Im BfS herrschte angesichts dieser Meldung am Mittwoch Ratlosigkeit. Von dem Bericht des Bundesumweltministeriums hatte die Behörde nach Angaben eines Sprechers noch keine Kenntnis. "Dieser Text liegt uns bisher nicht vor", sagte er.
Uninformierter Untersuchungsausschuss
Informationslücken offenbarte unlängst auch der Asse-Untersuchungsausschuss des niedersächsischen Landtags. Er hat offensichtlich Probleme, sich ein Bild darüber zu verschaffen, was genau in dem einstigen Bergwerk an gefährlichen Materialien versenkt wurde. So forderten die Grünen in dem Ausschuss schon vor mehreren Wochen Einsicht in Akten des Bundeskanzleramtes, des vormaligen Kernforschungszentrums Karlsruhe sowie der Euratom.
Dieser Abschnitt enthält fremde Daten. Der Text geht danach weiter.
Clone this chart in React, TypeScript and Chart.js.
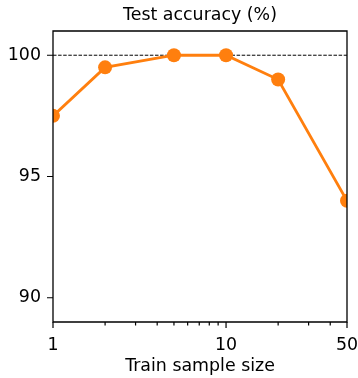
import React, { useEffect, useRef } from "react";
import { Chart, registerables } from "chart.js";

Chart.register(...registerables);

// Train sample sizes and the matching test accuracy (%)
const sampleSizes = [1, 2, 5, 10, 20, 50];
const accuracy = [97.5, 99.5, 100, 100, 99, 94];

// Reference level drawn as a dashed line
const referenceLevel = 100;

// Axis ticks
const yTickValues = [90, 95, 100];
const xMajorTicks = [1, 10, 50];
const xMinorTicks = [2, 3, 4, 5, 6, 7, 8, 9, 20, 30, 40];

const FONT = "'DejaVu Sans', 'Liberation Sans', sans-serif";
const FONT_SIZE = 17.4;
const ORANGE = "#ff7f0e";
const INK = "#000000";

const MAJOR_LEN = 6;
const MINOR_LEN = 3.4;

// Draws the axes frame plus outward tick marks (major and minor)
const framePlugin = {
  id: "frameAndTicks",
  afterDatasetsDraw(chart: any) {
    const { ctx, chartArea, scales } = chart;
    const { left, right, top, bottom } = chartArea;
    ctx.save();
    ctx.strokeStyle = INK;
    ctx.lineWidth = 1.3;
    ctx.beginPath();
    ctx.rect(left, top, right - left, bottom - top);
    ctx.stroke();

    ctx.lineWidth = 1.2;
    ctx.beginPath();
    const x = scales.x;
    const y = scales.y;
    xMajorTicks.forEach((v) => {
      const px = x.getPixelForValue(v);
      ctx.moveTo(px, bottom);
      ctx.lineTo(px, bottom + MAJOR_LEN);
    });
    xMinorTicks.forEach((v) => {
      const px = x.getPixelForValue(v);
      ctx.moveTo(px, bottom);
      ctx.lineTo(px, bottom + MINOR_LEN);
    });
    yTickValues.forEach((v) => {
      const py = y.getPixelForValue(v);
      ctx.moveTo(left, py);
      ctx.lineTo(left - MAJOR_LEN, py);
    });
    ctx.stroke();
    ctx.restore();
  },
};

export default function App() {
  const canvasRef = useRef<HTMLCanvasElement | null>(null);

  useEffect(() => {
    document.body.style.margin = "0";
    const canvas = canvasRef.current;
    if (!canvas) return;

    const chart = new Chart(canvas, {
      type: "line",
      data: {
        datasets: [
          {
            label: "reference",
            data: [
              { x: sampleSizes[0], y: referenceLevel },
              { x: sampleSizes[sampleSizes.length - 1], y: referenceLevel },
            ],
            borderColor: INK,
            borderWidth: 1,
            borderDash: [3.5, 1.6],
            pointRadius: 0,
            fill: false,
            order: 2,
          },
          {
            label: "Test accuracy",
            data: sampleSizes.map((s, i) => ({ x: s, y: accuracy[i] })),
            borderColor: ORANGE,
            backgroundColor: ORANGE,
            borderWidth: 2.8,
            pointRadius: 7,
            pointBackgroundColor: ORANGE,
            pointBorderColor: ORANGE,
            pointBorderWidth: 0,
            fill: false,
            tension: 0,
            clip: 0,
            order: 1,
          },
        ],
      },
      options: {
        animation: false,
        responsive: false,
        maintainAspectRatio: false,
        layout: { padding: { left: 0, right: 11, top: 0, bottom: 0 } },
        plugins: {
          legend: { display: false },
          tooltip: { enabled: false },
          title: {
            display: true,
            text: "Test accuracy (%)",
            fullSize: false,
            color: INK,
            font: { family: FONT, size: FONT_SIZE, weight: "normal" },
            padding: { top: 5, bottom: 5.1 },
          },
        },
        scales: {
          x: {
            type: "logarithmic",
            min: 1,
            max: 50,
            afterBuildTicks: (scale: any) => {
              scale.ticks = xMajorTicks.map((v) => ({ value: v, major: true }));
            },
            afterFit: (scale: any) => {
              scale.height = 56;
              scale.paddingLeft = 0;
              scale.paddingRight = 0;
            },
            grid: { display: false, drawTicks: false },
            border: { display: false },
            ticks: {
              autoSkip: false,
              maxRotation: 0,
              padding: 13,
              color: INK,
              font: { family: FONT, size: FONT_SIZE },
              callback: (v: any) => String(v),
            },
            title: {
              display: true,
              text: "Train sample size",
              color: INK,
              font: { family: FONT, size: FONT_SIZE },
              padding: { top: 0, bottom: 1 },
            },
          },
          y: {
            type: "linear",
            min: 89,
            max: 101,
            afterBuildTicks: (scale: any) => {
              scale.ticks = yTickValues.map((v) => ({ value: v }));
            },
            afterFit: (scale: any) => {
              scale.width = 53;
              scale.paddingTop = 0;
              scale.paddingBottom = 0;
            },
            grid: { display: false, drawTicks: false },
            border: { display: false },
            ticks: {
              padding: 12,
              color: INK,
              font: { family: FONT, size: FONT_SIZE },
              callback: (v: any) => String(v),
            },
          },
        },
      },
      plugins: [framePlugin],
    });

    return () => chart.destroy();
  }, []);

  return (
    <div style={{ width: 358, height: 378, background: "#fff" }}>
      <canvas ref={canvasRef} width={358} height={378} style={{ display: "block" }} />
    </div>
  );
}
Grund dieses Anliegens: Die "Süddeutsche Zeitung" hatte frühere Äußerungen eines inzwischen verstorbenen stellvertretenden Asse-Betriebsleiters wiedergegeben, wonach 1967 in dem Bergwerk "als erstes radioaktive Abfälle aus dem letzten Krieg versenkt" worden seien. Es habe sich dabei um Uranabfälle gehandelt, "die bei der Vorbereitung der deutschen Atombombe anfielen". Was an dieser Darstellung wahr ist, wird sich wohl erst zeigen, wenn alle Fässer aus der Asse II wieder ans Tageslicht geholt worden sind.